- SOURCE DATA

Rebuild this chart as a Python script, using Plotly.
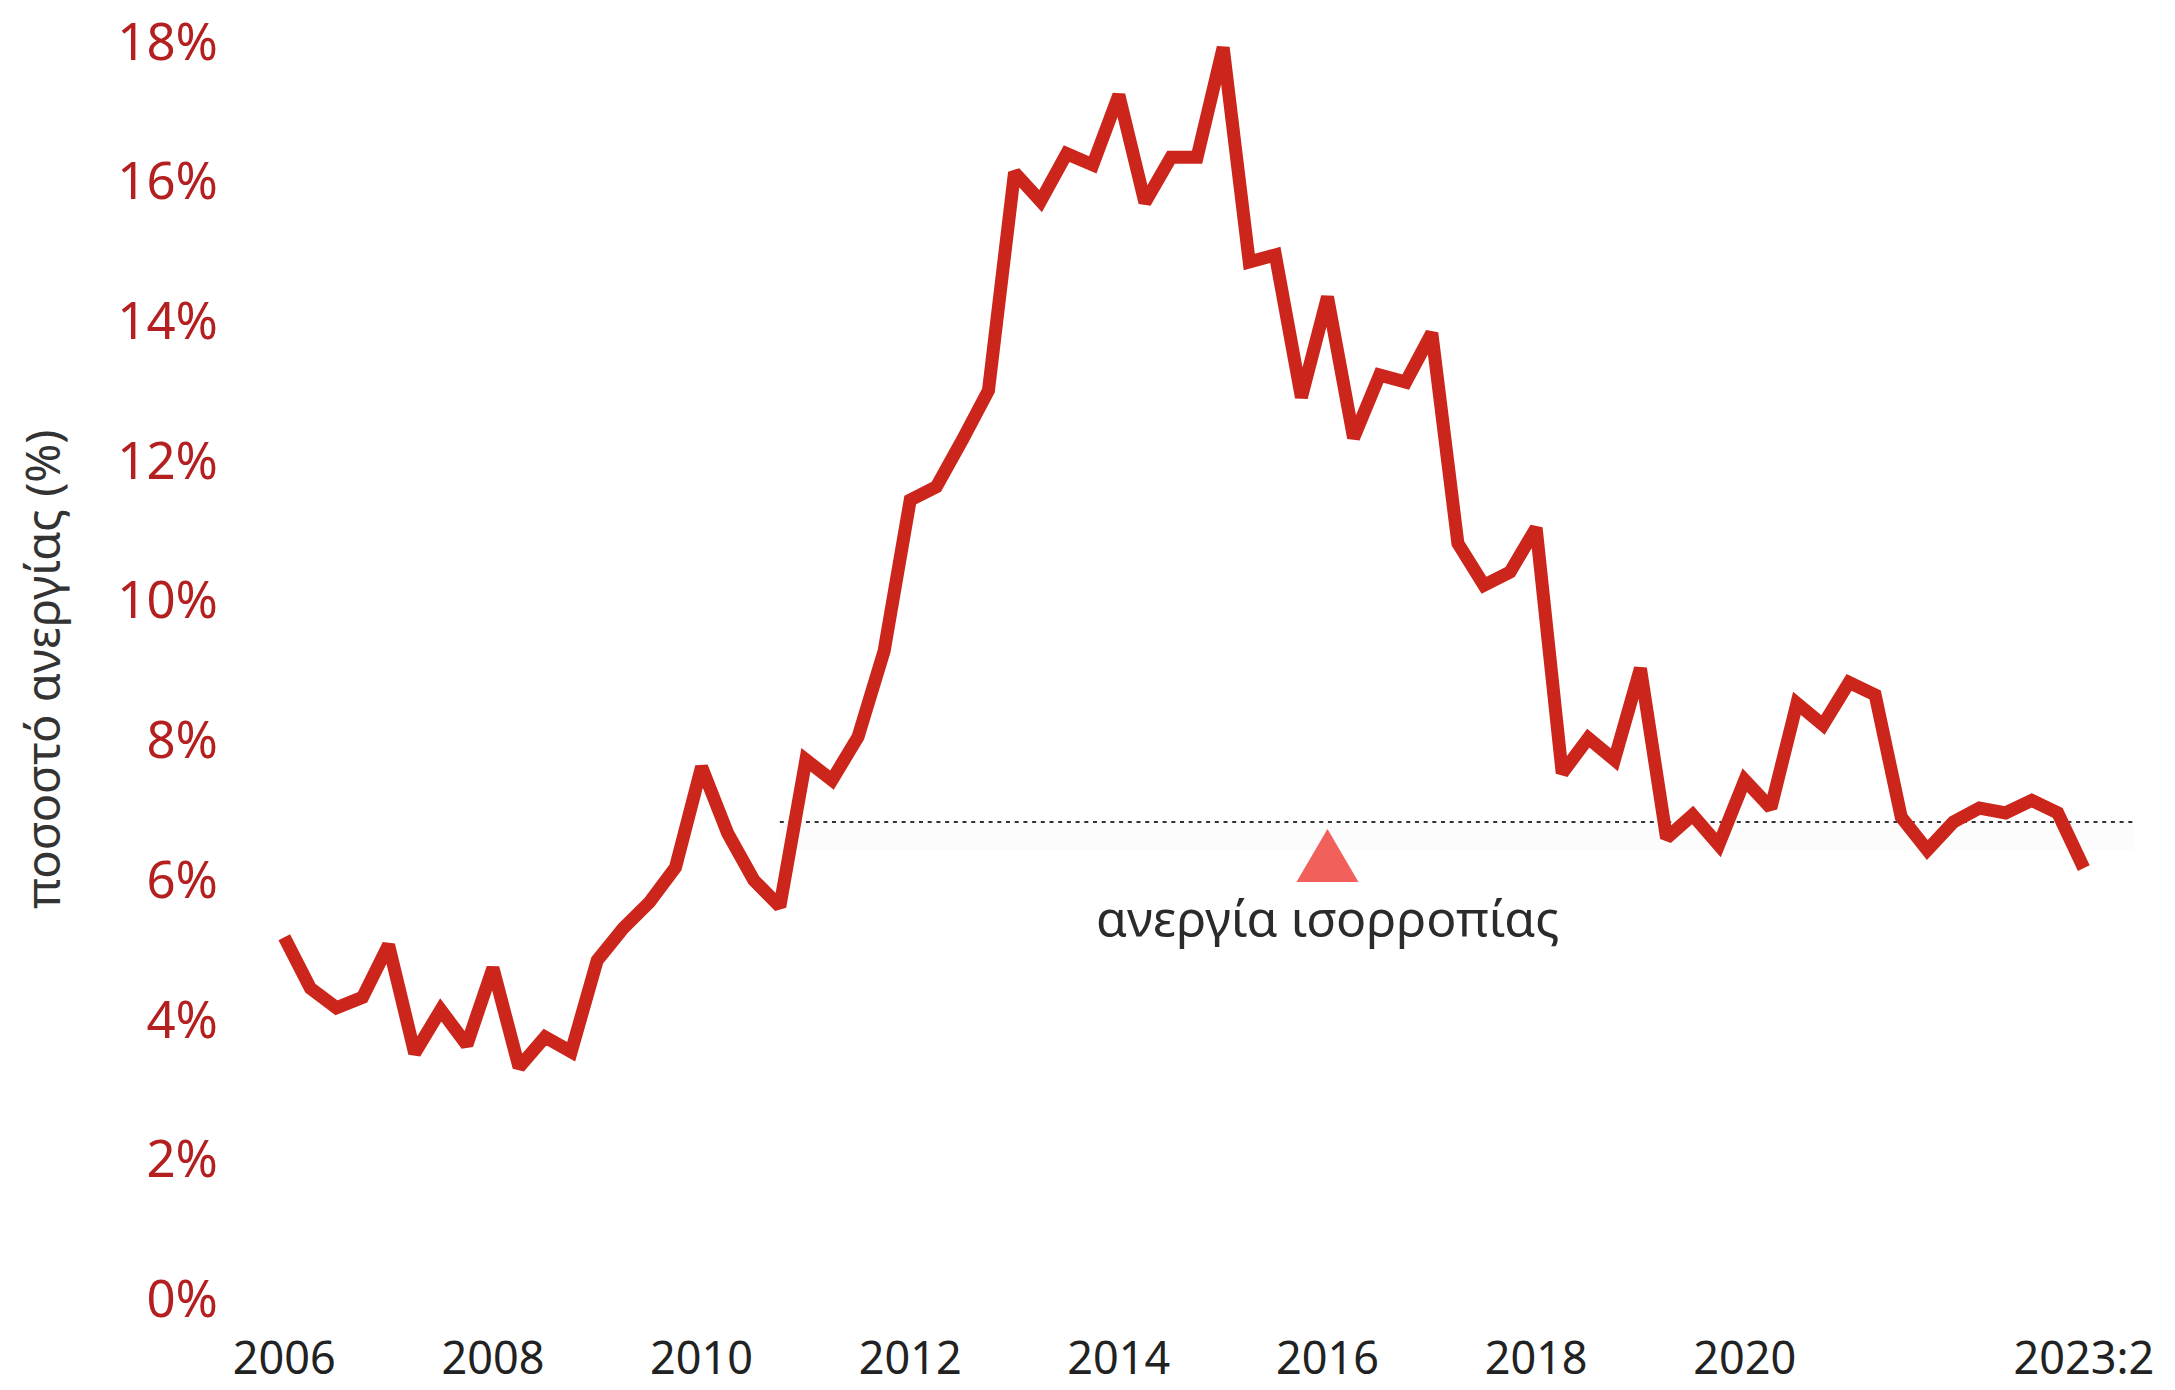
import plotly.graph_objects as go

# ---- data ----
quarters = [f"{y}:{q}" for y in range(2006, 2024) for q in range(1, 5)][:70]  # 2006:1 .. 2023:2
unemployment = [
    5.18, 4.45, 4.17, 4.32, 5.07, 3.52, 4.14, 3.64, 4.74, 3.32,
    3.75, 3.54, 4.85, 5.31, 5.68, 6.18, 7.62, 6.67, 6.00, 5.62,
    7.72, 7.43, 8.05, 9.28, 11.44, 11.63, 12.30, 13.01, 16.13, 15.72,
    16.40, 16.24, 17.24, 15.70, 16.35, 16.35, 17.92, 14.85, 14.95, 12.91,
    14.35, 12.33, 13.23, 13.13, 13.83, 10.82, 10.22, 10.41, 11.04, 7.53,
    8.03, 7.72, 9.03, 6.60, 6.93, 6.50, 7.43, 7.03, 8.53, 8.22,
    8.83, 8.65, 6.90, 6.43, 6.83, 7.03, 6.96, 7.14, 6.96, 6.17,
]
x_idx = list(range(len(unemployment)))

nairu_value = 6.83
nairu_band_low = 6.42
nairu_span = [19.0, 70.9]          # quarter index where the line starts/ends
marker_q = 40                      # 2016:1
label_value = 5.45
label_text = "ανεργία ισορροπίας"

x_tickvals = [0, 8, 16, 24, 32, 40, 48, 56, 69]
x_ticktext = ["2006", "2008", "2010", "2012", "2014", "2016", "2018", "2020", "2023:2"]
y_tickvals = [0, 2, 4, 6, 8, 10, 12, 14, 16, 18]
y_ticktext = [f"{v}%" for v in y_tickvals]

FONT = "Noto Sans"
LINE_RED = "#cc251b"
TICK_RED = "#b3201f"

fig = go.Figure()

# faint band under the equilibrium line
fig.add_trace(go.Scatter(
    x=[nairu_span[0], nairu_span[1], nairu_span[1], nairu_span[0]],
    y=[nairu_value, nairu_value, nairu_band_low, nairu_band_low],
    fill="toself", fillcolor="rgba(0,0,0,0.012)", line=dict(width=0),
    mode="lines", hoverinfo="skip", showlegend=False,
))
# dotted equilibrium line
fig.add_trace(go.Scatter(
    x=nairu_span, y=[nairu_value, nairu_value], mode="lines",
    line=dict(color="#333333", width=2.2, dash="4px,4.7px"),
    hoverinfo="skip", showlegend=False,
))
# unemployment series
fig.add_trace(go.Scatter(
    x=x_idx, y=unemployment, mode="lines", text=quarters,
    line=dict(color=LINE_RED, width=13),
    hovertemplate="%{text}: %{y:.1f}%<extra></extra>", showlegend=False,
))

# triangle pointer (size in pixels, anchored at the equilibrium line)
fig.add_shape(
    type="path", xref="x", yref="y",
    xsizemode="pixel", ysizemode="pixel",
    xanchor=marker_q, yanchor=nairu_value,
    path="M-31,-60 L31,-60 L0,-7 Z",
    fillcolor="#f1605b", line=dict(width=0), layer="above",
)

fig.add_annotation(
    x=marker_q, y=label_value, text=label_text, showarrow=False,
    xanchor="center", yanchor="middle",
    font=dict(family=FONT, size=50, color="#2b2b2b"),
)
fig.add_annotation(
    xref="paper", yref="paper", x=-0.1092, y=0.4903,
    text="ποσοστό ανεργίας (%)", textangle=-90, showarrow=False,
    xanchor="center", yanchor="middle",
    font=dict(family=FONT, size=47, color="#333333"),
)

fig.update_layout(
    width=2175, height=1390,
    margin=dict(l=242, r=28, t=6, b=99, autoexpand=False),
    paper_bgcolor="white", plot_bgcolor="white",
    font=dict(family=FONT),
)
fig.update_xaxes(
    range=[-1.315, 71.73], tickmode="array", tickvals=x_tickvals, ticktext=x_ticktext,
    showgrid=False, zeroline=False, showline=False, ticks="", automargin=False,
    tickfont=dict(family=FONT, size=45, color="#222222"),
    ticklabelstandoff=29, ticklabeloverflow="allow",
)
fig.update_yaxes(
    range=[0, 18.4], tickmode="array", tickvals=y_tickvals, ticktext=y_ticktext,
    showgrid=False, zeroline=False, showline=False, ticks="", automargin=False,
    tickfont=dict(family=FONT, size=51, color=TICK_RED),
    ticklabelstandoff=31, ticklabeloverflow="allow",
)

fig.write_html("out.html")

- WORK REQUIRED
With all pictures left out, please transcribe exactly the lines from the start of the material through the line with "x_idx = list(range(len(unemployment)))".

- RESULT OF THIS EXERCISE
Rebuild this chart as a Python script, using Plotly.
import plotly.graph_objects as go

# ---- data ----
quarters = [f"{y}:{q}" for y in range(2006, 2024) for q in range(1, 5)][:70]  # 2006:1 .. 2023:2
unemployment = [
    5.18, 4.45, 4.17, 4.32, 5.07, 3.52, 4.14, 3.64, 4.74, 3.32,
    3.75, 3.54, 4.85, 5.31, 5.68, 6.18, 7.62, 6.67, 6.00, 5.62,
    7.72, 7.43, 8.05, 9.28, 11.44, 11.63, 12.30, 13.01, 16.13, 15.72,
    16.40, 16.24, 17.24, 15.70, 16.35, 16.35, 17.92, 14.85, 14.95, 12.91,
    14.35, 12.33, 13.23, 13.13, 13.83, 10.82, 10.22, 10.41, 11.04, 7.53,
    8.03, 7.72, 9.03, 6.60, 6.93, 6.50, 7.43, 7.03, 8.53, 8.22,
    8.83, 8.65, 6.90, 6.43, 6.83, 7.03, 6.96, 7.14, 6.96, 6.17,
]
x_idx = list(range(len(unemployment)))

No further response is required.